Many examples of Islamic arms and armor are especially noteworthy for their opulent decoration, a fact for which they were already renowned in the Middle Ages. Sword blades of “Damascus steel” or “watered steel” refer to blades that had been given a wavy or “watered” pattern, produced in the steel prior to forging using specific smelting and crucible techniques. Although this technique was practiced in the Islamic Middle East at least since the Middle Ages, in western Europe such blades were believed to originate from Damascus (Syria), hence the name. Along similar lines, the inlay of metal surfaces such as those of a breastplate or a sword blade with gold or silver was known as “damascening,” a term again alluding to the city of Damascus and the apparent Eastern origins of this technique.
Islamic arms and armor were decorated using a variety of techniques such as damascening, gilding, inlay, gold and silver encrusting, as well as setting with jewels and enameling. On some ceremonial items, the decoration could achieve such sumptuous and spectacular effects that the final appearance of the object has more in common with an item of jewelry than a weapon. Indeed, the splendor of the Mughal empire was such that even today the term “mogul” is synonymous with enormous wealth and power, a notion easily verified by Mughal arms and armor.

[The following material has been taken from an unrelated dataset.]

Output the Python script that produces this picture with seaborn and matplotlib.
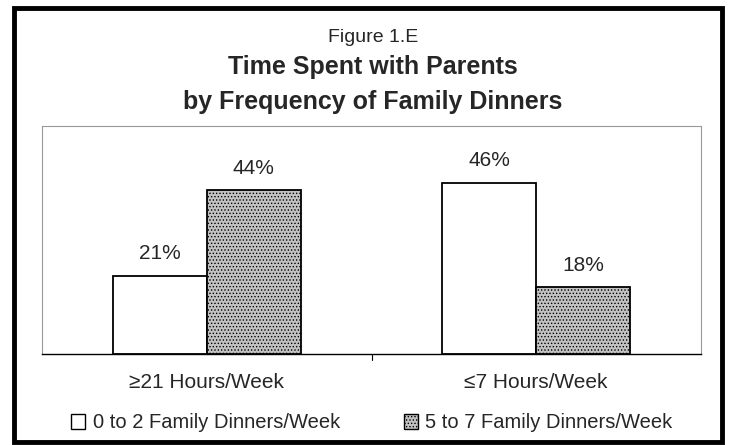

Apart from floral and animal motifs, a dominant part of Islamic iconography on arms and armor is confined to calligraphy. Although the representation of (sacred) figures is not strictly forbidden in the Qur’an, images as objects of devotion were avoided in Islamic art from its very beginning. Islamic artists relied instead on the words of the Prophet Muhammad to inspire and to give literal shape to their designs. As a result, calligraphy in Islamic lands developed into a fine art, becoming in the process the principal form of religious ornament. Thus, Islamic arms and armor were often decorated with a wide variety of Qur’anic passages and pious invocations, which functioned as expressions of piety, as powerful defenses in the form of talismans, or simply as visually pleasing ornament.